Pruning and Organizing
While organizing your space may seem like a no-brainer, the decision on where to begin can feel overwhelming. Take a walk through your home and identify rooms that seem to gather the most clutter. If the room is full of clothes you no longer need or love, turn them into cash by taking them to your local consignment store such as Buffalo Exchange. For items like housewares, books and collectibles, consider holding a yard sale or selling them online to generate some extra revenue. Donating items to a thrift store will also garner you a receipt that you can use as a deduction on your taxes.
For the items with which you cannot bear to part, consider cheap ways to update your possessions instead of buying new ones. Could a slipcover brighten the old couch you've had since college? Would a coat of paint help you salvage the beat-up coffee table? Smaller items can be organized; free standing shelves are great for large or heavy items that you want to keep in one place for easy access, such as books, movies and small appliances. Wall shelves, either purchased or made yourself, are the more obvious choice for knickknacks, framed photos and things that you want to have on display. Organizational cubbies are great for keeping oddly-shaped or small items that you need but want tucked away.
Maximizing Natural Light
Want to know how the photos in magazines make a living room look so clean and cozy? One of the best tools in a photographer’s portfolio is the utilization of natural light. Using sunlight in your home can help to make it seem bright and open, and can even help you save a few bucks on utilities by reducing your dependence on electric lighting. Of course it is necessary to cover the windows to preserve privacy, but there's no need to run out and order custom blinds and drapes.

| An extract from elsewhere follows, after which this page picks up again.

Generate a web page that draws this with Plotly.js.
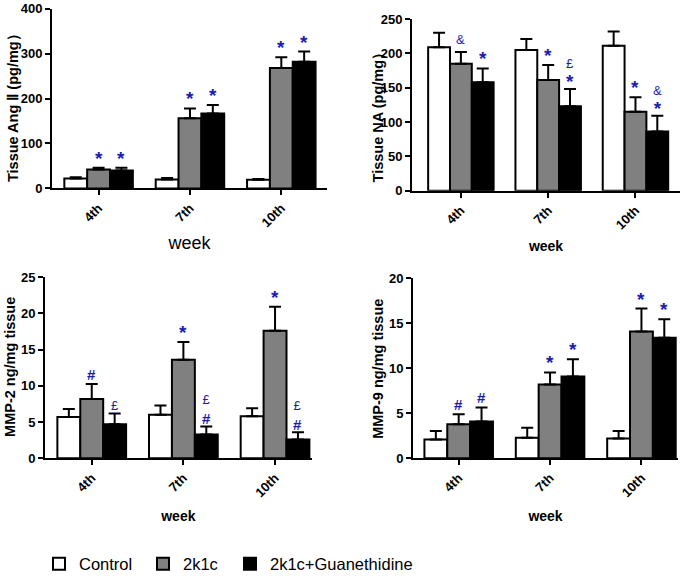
<!DOCTYPE html>
<html>
<head>
<meta charset="utf-8">
<script src="https://cdn.plot.ly/plotly-3.0.1.min.js"></script>
<style>html,body{margin:0;padding:0;background:#fff}</style>
</head>
<body>
<div id="chart" style="width:691px;height:582px"></div>
<script>
const weeks = ['4th', '7th', '10th'];
const seriesNames = ['Control', '2k1c', '2k1c+Guanethidine'];

// Tissue Ang II (pg/mg)
const angControl = [22, 20, 19];
const angControlErr = [3, 3, 2];
const ang2k1c = [42, 156, 268];
const ang2k1cErr = [4, 22, 24];
const angGuan = [40, 167, 282];
const angGuanErr = [6, 19, 23];

// Tissue NA (pg/mg)
const naControl = [209, 205, 211];
const naControlErr = [21, 16, 21];
const na2k1c = [185, 161, 115];
const na2k1cErr = [17, 22, 21];
const naGuan = [158, 123, 86];
const naGuanErr = [20, 25, 23];

// MMP-2 ng/mg tissue
const mmp2Control = [5.7, 6.0, 5.8];
const mmp2ControlErr = [1.1, 1.3, 1.1];
const mmp22k1c = [8.2, 13.6, 17.6];
const mmp22k1cErr = [2.05, 2.45, 3.3];
const mmp2Guan = [4.7, 3.3, 2.6];
const mmp2GuanErr = [1.5, 1.1, 1.0];

// MMP-9 ng/mg tissue
const mmp9Control = [2.1, 2.3, 2.2];
const mmp9ControlErr = [0.95, 1.1, 0.85];
const mmp92k1c = [3.8, 8.2, 14.1];
const mmp92k1cErr = [1.1, 1.35, 2.55];
const mmp9Guan = [4.1, 9.1, 13.4];
const mmp9GuanErr = [1.55, 1.9, 2.05];

// significance marks (top to bottom) per bar
const angMarks2k1c = [['*'], ['*'], ['*']];
const angMarksGuan = [['*'], ['*'], ['*']];
const naMarks2k1c = [['&'], ['*'], ['*']];
const naMarksGuan = [['*'], ['£', '*'], ['&', '*']];
const mmp2Marks2k1c = [['#'], ['*'], ['*']];
const mmp2MarksGuan = [['£'], ['£', '#'], ['£', '#']];
const mmp9Marks2k1c = [['#'], ['*'], ['*']];
const mmp9MarksGuan = [['#'], ['*'], ['*']];

const yTitles = ['Tissue Ang Ⅱ (pg/mg）', 'Tissue NA (pg/mg）', 'MMP-2 ng/mg tissue', 'MMP-9 ng/mg tissue'];

const W = 691, H = 582;
const panels = [
  {vals: [angControl, ang2k1c, angGuan], errs: [angControlErr, ang2k1cErr, angGuanErr],
   marks: [null, angMarks2k1c, angMarksGuan], yrange: [0, 400], dtick: 100,
   xdom: [52, 327], ydom: [9, 191], xrange: [-0.51, 2.5],
   ytitlePos: [12.5, 106], xtitle: {text: 'week', size: 18, bold: false, standoff: 7}},
  {vals: [naControl, na2k1c, naGuan], errs: [naControlErr, na2k1cErr, naGuanErr],
   marks: [null, naMarks2k1c, naMarksGuan], yrange: [0, 250], dtick: 50,
   xdom: [412, 680], ydom: [19.3, 193.3], xrange: [-0.56, 2.51],
   ytitlePos: [378, 116], xtitle: {text: 'week', size: 14, bold: true, standoff: 10}},
  {vals: [mmp2Control, mmp22k1c, mmp2Guan], errs: [mmp2ControlErr, mmp22k1cErr, mmp2GuanErr],
   marks: [null, mmp2Marks2k1c, mmp2MarksGuan], yrange: [0, 25], dtick: 5,
   xdom: [45, 311.7], ydom: [281, 464.7], xrange: [-0.51, 2.4],
   ytitlePos: [10, 372], xtitle: {text: 'week', size: 14, bold: true, standoff: 12}},
  {vals: [mmp9Control, mmp92k1c, mmp9Guan], errs: [mmp9ControlErr, mmp92k1cErr, mmp9GuanErr],
   marks: [null, mmp9Marks2k1c, mmp9MarksGuan], yrange: [0, 20], dtick: 5,
   xdom: [413, 678], ydom: [282.3, 464.7], xrange: [-0.5, 2.4],
   ytitlePos: [378, 374], xtitle: {text: 'week', size: 14, bold: true, standoff: 12}}
];

const fills = ['#ffffff', '#808080', '#000000'];
const legendIds = ['legend', 'legend2', 'legend3'];
const legendX = [39, 143, 230];
const offsets = [-0.25, 0, 0.25];
const markColor = '#1c1cb0';
const glyph = {
  '*': '<span style="font-size:19px"><b>*</b></span>',
  '#': '<b>#</b>',
  '£': '<span style="font-size:13px">£</span>',
  '&': '<span style="font-size:13px">&amp;</span>'
};
// shift (px) of the mark block's bottom above the error cap, by its lowest mark
const baseShift = {'*': -3, '#': -1, '£': -2, '&': 3};
const stackShift = -2;

const traces = [];
const annotations = [];
const baseFont = 'Liberation Sans, Arial, sans-serif';
const layout = {
  width: W, height: H, autosize: false,
  margin: {l: 0, r: 0, t: 0, b: 0},
  paper_bgcolor: '#fff', plot_bgcolor: '#fff',
  barmode: 'group', bargap: 0.25, bargroupgap: 0,
  font: {family: baseFont, color: '#000'},
  showlegend: true,
  annotations: annotations
};
legendIds.forEach((id, i) => {
  layout[id] = {orientation: 'h', x: legendX[i] / W, xanchor: 'left', y: 1 - 572 / H, yanchor: 'middle',
    font: {family: baseFont, size: 16.5, color: '#000'}, bgcolor: 'rgba(0,0,0,0)', borderwidth: 0};
});

panels.forEach((p, pi) => {
  const n = pi + 1;
  const xa = 'x' + (n === 1 ? '' : n);
  const ya = 'y' + (n === 1 ? '' : n);
  for (let s = 0; s < 3; s++) {
    traces.push({
      type: 'bar', x: weeks, y: p.vals[s], name: seriesNames[s],
      xaxis: xa, yaxis: ya, legend: legendIds[s], showlegend: pi === 0,
      marker: {color: fills[s], line: {color: '#000', width: 2}},
      error_y: {type: 'data', symmetric: false, array: p.errs[s], arrayminus: p.errs[s].map(() => 0),
        color: '#000', thickness: 2, width: 6},
      hoverinfo: 'skip'
    });
    if (p.marks[s]) {
      p.marks[s].forEach((list, i) => {
        const lowest = list[list.length - 1];
        annotations.push({
          xref: xa, yref: ya, x: i + offsets[s], y: p.vals[s][i] + p.errs[s][i],
          text: list.map(m => glyph[m]).join('<br>'), showarrow: false,
          xanchor: 'center', yanchor: 'bottom', align: 'center',
          yshift: baseShift[lowest] + (list.length > 1 ? stackShift : 0),
          font: {size: 15, color: markColor, family: baseFont}
        });
      });
    }
  }
  // y-axis title
  annotations.push({
    xref: 'paper', yref: 'paper', x: p.ytitlePos[0] / W, y: 1 - p.ytitlePos[1] / H,
    xanchor: 'center', yanchor: 'middle', textangle: -90, showarrow: false,
    text: '<b>' + yTitles[pi] + '</b>', font: {size: 14.5, family: baseFont, color: '#000'}
  });
  layout['xaxis' + (n === 1 ? '' : n)] = {
    domain: [p.xdom[0] / W, p.xdom[1] / W], anchor: ya, type: 'category',
    range: p.xrange, showline: true, linecolor: '#000', linewidth: 2,
    ticks: 'outside', ticklen: 5, tickwidth: 2, tickcolor: '#000', tickangle: -45,
    tickfont: {size: 13, family: baseFont, weight: 'bold'},
    showgrid: false, zeroline: false, automargin: false,
    title: {text: p.xtitle.bold ? '<b>' + p.xtitle.text + '</b>' : p.xtitle.text,
      font: {size: p.xtitle.size}, standoff: p.xtitle.standoff}
  };
  layout['yaxis' + (n === 1 ? '' : n)] = {
    domain: [1 - p.ydom[1] / H, 1 - p.ydom[0] / H], anchor: xa,
    range: p.yrange, dtick: p.dtick, tick0: 0, showline: true, linecolor: '#000', linewidth: 2,
    ticks: 'outside', ticklen: 5, tickwidth: 2, tickcolor: '#000',
    tickfont: {size: 13, family: baseFont, weight: 'bold'},
    showgrid: false, zeroline: false, automargin: false
  };
});

Plotly.newPlot('chart', traces, layout, {displayModeBar: false, staticPlot: true});
</script>
</body>
</html>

Look around your home to see if window dressings can be swapped to better fit another room. Thrift stores and craft store clearance bins are great resources for sheer fabrics that require only a simple hem to be transformed into beautiful window dressings. Decorative drape hardware is relatively inexpensive and generally requires only a standard household drill to install. Small lamps placed in darker areas are a great alternative to bright overhead lighting and provide a more focused light source to ease eye strain in workspaces.
Our yards, porches and patios are often subject to neglect during the winter. Pruning hedges and sweeping the stoop aren’t top on our agenda when the temperatures are low; these activities are pushed aside in favor of getting ice off the walk and making a hot cup of tea.
For those that live in one-family homes, the task of tidying up the front of your home may seem daunting, but a few quick fixes will have you improving the look of the yard without spending a dime. Trimming unruly hedges and trees unclutters your outdoor space and is quickly accomplished with the help of pruning shears or an electric hedge trimmer. For those that do not have a front yard, making the entrance to your home welcoming is simple: sweep away dust and leaves from the front porch and trash old items such as wreaths and plants that have passed their prime. Swap out your welcome mat or ornaments with a brighter, inexpensive ones.
While you’re pacing around your home, don’t forget to go around back to look at your patio or deck. Feel like you need new patio chairs? Before you rush out to replace them, wash them with soap and water to brighten them. Replace the patio chair cushions if they are overly worn or faded. To spruce up the area, adding a few outdoor plants are a great way to add ambiance without spending a ton of cash.
How are you fixing up your home for spring?